What the task asks:
Identify the lines bearing the string "seaborn" and gather them.

[Collected data]
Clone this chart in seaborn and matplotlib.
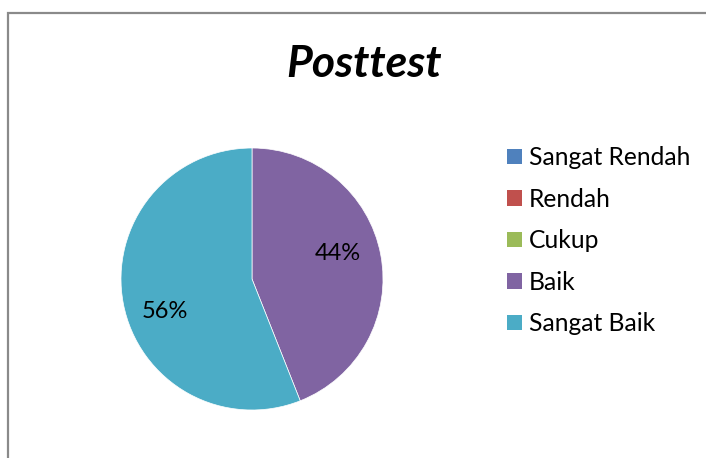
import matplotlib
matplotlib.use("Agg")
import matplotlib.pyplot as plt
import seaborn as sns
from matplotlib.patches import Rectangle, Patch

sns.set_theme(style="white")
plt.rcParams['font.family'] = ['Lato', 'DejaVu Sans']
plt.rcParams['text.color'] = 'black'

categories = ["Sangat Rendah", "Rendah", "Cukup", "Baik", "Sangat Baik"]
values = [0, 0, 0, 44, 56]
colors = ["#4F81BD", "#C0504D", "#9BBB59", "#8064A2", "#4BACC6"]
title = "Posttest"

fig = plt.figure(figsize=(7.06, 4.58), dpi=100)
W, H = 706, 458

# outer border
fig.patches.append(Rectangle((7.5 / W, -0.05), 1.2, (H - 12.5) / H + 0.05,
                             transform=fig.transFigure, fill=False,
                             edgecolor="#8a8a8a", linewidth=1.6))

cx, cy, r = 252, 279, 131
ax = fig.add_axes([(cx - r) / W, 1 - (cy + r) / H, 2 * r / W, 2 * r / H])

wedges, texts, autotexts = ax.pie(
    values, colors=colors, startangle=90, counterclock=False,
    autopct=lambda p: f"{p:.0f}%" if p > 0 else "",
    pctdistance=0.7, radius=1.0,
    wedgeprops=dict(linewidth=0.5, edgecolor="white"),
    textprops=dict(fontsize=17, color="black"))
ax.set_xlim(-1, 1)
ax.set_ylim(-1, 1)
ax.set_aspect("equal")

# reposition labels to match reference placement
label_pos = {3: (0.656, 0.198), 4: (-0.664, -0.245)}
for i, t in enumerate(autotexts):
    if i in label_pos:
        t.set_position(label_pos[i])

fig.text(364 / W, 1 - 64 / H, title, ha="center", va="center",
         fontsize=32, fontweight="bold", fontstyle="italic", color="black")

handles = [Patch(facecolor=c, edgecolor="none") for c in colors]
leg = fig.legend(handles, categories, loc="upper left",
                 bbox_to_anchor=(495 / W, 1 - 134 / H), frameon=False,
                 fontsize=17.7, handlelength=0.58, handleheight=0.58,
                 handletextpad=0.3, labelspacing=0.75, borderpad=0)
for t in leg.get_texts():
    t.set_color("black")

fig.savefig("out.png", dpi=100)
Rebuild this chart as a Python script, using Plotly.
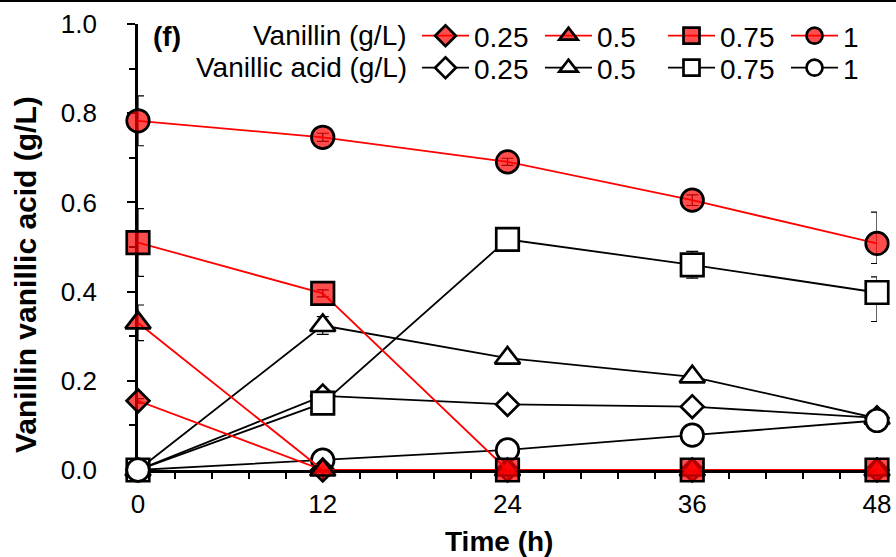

Task answer:
Clone this chart in seaborn and matplotlib.
import seaborn as sns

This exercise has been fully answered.